Background information

Formula for singular value decomposition: X = U S V'

Configure the component

You can configure the component by using one of the following methods:

Use the Machine Learning Platform for AI console

Tab	Parameter	Description
Fields Setting	Feature Columns	The columns that are used to store key-value pairs. The keys and values are separated by colons (:), and multiple key-value pairs are separated by commas (,).
Parameters Setting	Number of Reserved Singular Values	The top N singular groups that you want to decompose. All singular groups are decomposed by default.
Parameters Setting	Accuracy Error	The error precision that is allowed.
Tuning	Memory Size per Node	The memory size of each node. Unit: MB. This parameter must be used with the Number of Nodes parameter. The value of this parameter must be a positive integer. Valid values: [1,9999].
	Number of Nodes	The value of this parameter must be a positive integer.
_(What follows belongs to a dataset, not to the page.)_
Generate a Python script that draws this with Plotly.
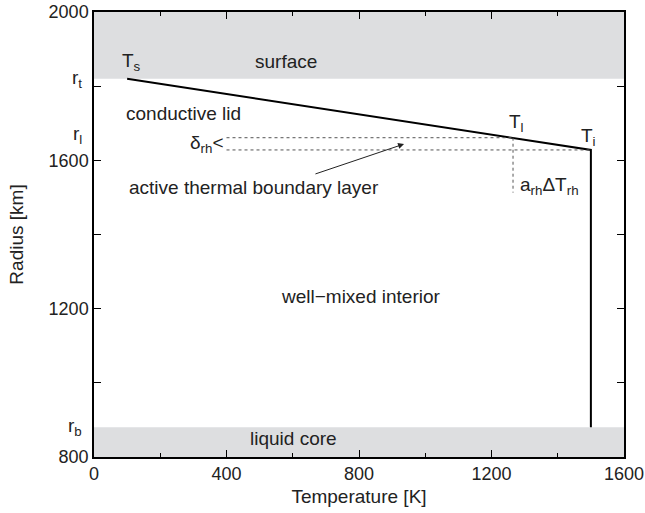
import plotly.graph_objects as go

# Data
T_profile = [100, 1265, 1500, 1500]        # K
R_profile = [1820, 1661, 1628, 880]        # km
r_t = 1820
r_l = 1661
r_i = 1628
r_b = 880
r_min, r_max = 800, 2000
T_min, T_max = 0, 1600
T_dot_start = 400
T_l = 1265
T_i = 1500
r_dot_bottom = 1513
x_ticks = [0, 400, 800, 1200, 1600]
y_ticks = [800, 1200, 1600, 2000]

FONT = "Liberation Sans, Arial, Helvetica, sans-serif"
TC = "#222"

fig = go.Figure()

# Profile line
fig.add_trace(go.Scatter(x=T_profile, y=R_profile, mode="lines",
                         line=dict(color="black", width=2), showlegend=False,
                         hoverinfo="skip"))
# Dotted guide lines
dot = dict(color="#555", width=1, dash="dot")
fig.add_trace(go.Scatter(x=[T_dot_start, T_l], y=[r_l, r_l], mode="lines", line=dot, showlegend=False))
fig.add_trace(go.Scatter(x=[T_dot_start, T_i], y=[r_i, r_i], mode="lines", line=dot, showlegend=False))
fig.add_trace(go.Scatter(x=[T_l, T_l], y=[r_l, r_dot_bottom], mode="lines", line=dot, showlegend=False))

# Gray bands
fig.add_shape(type="rect", x0=T_min, x1=T_max, y0=r_t, y1=r_max, xref="x", yref="y",
              fillcolor="#dddee0", line=dict(width=0), layer="below")
fig.add_shape(type="rect", x0=T_min, x1=T_max, y0=r_min, y1=r_b, xref="x", yref="y",
              fillcolor="#dddee0", line=dict(width=0), layer="below")


def txt(x, y, s, xanchor="center", yanchor="middle", size=19):
    fig.add_annotation(x=x, y=y, xref="x", yref="y", text=s, showarrow=False,
                       xanchor=xanchor, yanchor=yanchor,
                       font=dict(family=FONT, size=size, color=TC))

txt(580, 1866, "surface")
txt(112, 1864, "T<sub>s</sub>")
txt(92, 1725, "conductive lid", xanchor="left")
txt(398, 1643, "δ<sub>rh</sub>&lt;", xanchor="right")
txt(100, 1527, "active thermal boundary layer", xanchor="left")
txt(1275, 1702, "T<sub>l</sub>")
txt(1494, 1664, "T<sub>i</sub>")
txt(1375, 1530, "a<sub>rh</sub>ΔT<sub>rh</sub>")
txt(805, 1234, "well−mixed interior")
txt(603, 851, "liquid core")

# Arrow
fig.add_annotation(x=936, y=1644, ax=664, ay=1562, xref="x", yref="y",
                   axref="x", ayref="y", text="", showarrow=True,
                   arrowhead=2, arrowsize=1.2, arrowwidth=1, arrowcolor=TC)

# Radius labels outside axis
for val, lab in [(r_t, "r<sub>t</sub>"), (r_l + 8, "r<sub>l</sub>"), (r_b, "r<sub>b</sub>")]:
    fig.add_annotation(x=0, y=val, xref="paper", yref="y", text=lab, showarrow=False,
                       xanchor="right", yanchor="middle", xshift=-10,
                       font=dict(family=FONT, size=19, color=TC))

axis_common = dict(showline=True, linecolor="black", linewidth=1.5, mirror="ticks",
                   ticks="inside", ticklen=7, tickwidth=1, tickcolor="black",
                   showgrid=False, zeroline=False, automargin=False,
                   tickfont=dict(family=FONT, size=18, color=TC))

fig.update_xaxes(range=[T_min, T_max], tickvals=x_ticks,
                 title=dict(text="Temperature [K]", font=dict(family=FONT, size=19, color=TC),
                            standoff=6),
                 minor=dict(ticks="inside", ticklen=4, dtick=200, tickcolor="black", showgrid=False),
                 **axis_common)
fig.update_yaxes(range=[r_min, r_max], tickvals=y_ticks,
                 title=dict(text="Radius [km]", font=dict(family=FONT, size=19, color=TC),
                            standoff=20),
                 minor=dict(ticks="inside", ticklen=7, dtick=200, tickcolor="black", showgrid=False),
                 **axis_common)

fig.update_layout(width=645, height=513, margin=dict(l=94, r=21, t=12, b=56),
                  plot_bgcolor="white", paper_bgcolor="white", showlegend=False)

fig.write_html("out.html")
Valid values: [1024,64 × 1024].
	Lifetime	The lifecycle of the output table.

Use commands

PAI -name svd
    -project algo_public
    -DinputTableName=bank_data
    -DselectedColNames=col0
    -DenableSparse=true
    -Dk=5
    -DoutputUTableName=u_table
    -DoutputVTableName=v_table
    -DoutputSTableName=s_table;

Parameter	Required	Description	Default value
inputTableName	Yes	The input table that is used for training.	N/A
selectedColNames	No	The columns that are selected from the input table for training. Separate the columns with commas (,). If a sparse matrix is used, the columns of the STRING data type are supported. If a data table is used, the columns of the INT and DOUBLE types are supported.	All columns
inputTablePartitions	No	The partitions that are selected from the input table for training. Set this parameter in the `Partition_name=value` format. To specify multi-level partitions, set this parameter in the `name1=value1/name2=value2;` format. If you specify multiple partitions, separate them with commas (,).	All partitions
outputUTableName	Yes	The output table of the unitary matrix. The output table is generated from the `m * sgNum` dimension. m represents the number of rows of the data table, and sgNum represents the number of calculated singular values.	N/A
outputSTableName	Yes	The output table of the scattering matrix (S-matrix). The output table is generated from the `sgNum * sgNum` dimension. sgNum represents the number of calculated singular values.	N/A
outputVTableName	Yes	The output table of the V matrix. The output table is generated from the `n * sgNum` dimension. n represents the number of columns of the matrix, and sgNum represents the number of calculated singular values.	N/A
k	Yes	The number of expected singular values. The number of generated singular values may be a positive integer less than the value specified by the k parameter.	N/A
tol	No	The convergence error.	1.0e~06
enableSparse	No	Specifies whether data in the input table is in the sparse format. Valid values: true false	false
itemDelimiter	No	The delimiter that is used to separate key-value pairs when data in the input table is in the sparse format.	Space
kvDelimiter	No	The delimiter that is used to separate keys and values when data in the input table is in the sparse format.	:
coreNum	No	The number of cores. This parameter must be used with the memSizePerCore parameter. The value of this parameter must be a positive integer. Valid values: [1,9999].	Determined by the system
memSizePerCore	No	The memory size of each core. Unit: MB. The value of this parameter must be a positive integer. Valid values: [1024,64 × 1024].	Determined by the system
lifecycle	No	The lifecycle of the output table. The value must be a positive integer.	N/A

Example

Generate input data

drop table if exists svd_test_input;
create table svd_test_input
as
select
    *
from
(
  select
        '0:3.9079 2:0.0009 3:0.0416 4:0.17664 6:0.36460 8:0.091330' as col0
    union all
  select
        '0:0.09229 2:0.4872172 5:0.5267 8:0.4544 9:0.23317' as col0
    union all
    select
    '1:0.8312 3:0.9317 5:0.5680 7:0.5560 9:0.0508' as col0
    union all
    select
    '2:0.767 5:0.01891 8:0.25235 ' as col0
    union all
    select
    '0:0.29819 2:0.87598086 6:0.5315568 ' as col0
    union all
    select
    '0:0.920260 2:0.5154311513 4:0.8104 5:0.188420 8:0.88' as col0
) a;

Run commands

PAI -name svd
    -project algo_public
    -DinputTableName=svd_test_input
    -DselectedColNames=col0
    -DenableSparse=true
    -Dk=5
    -DoutputUTableName=u_table
    -DoutputVTableName=v_table
    -DoutputSTableName=s_table;

Analysis scale: 100,000 columns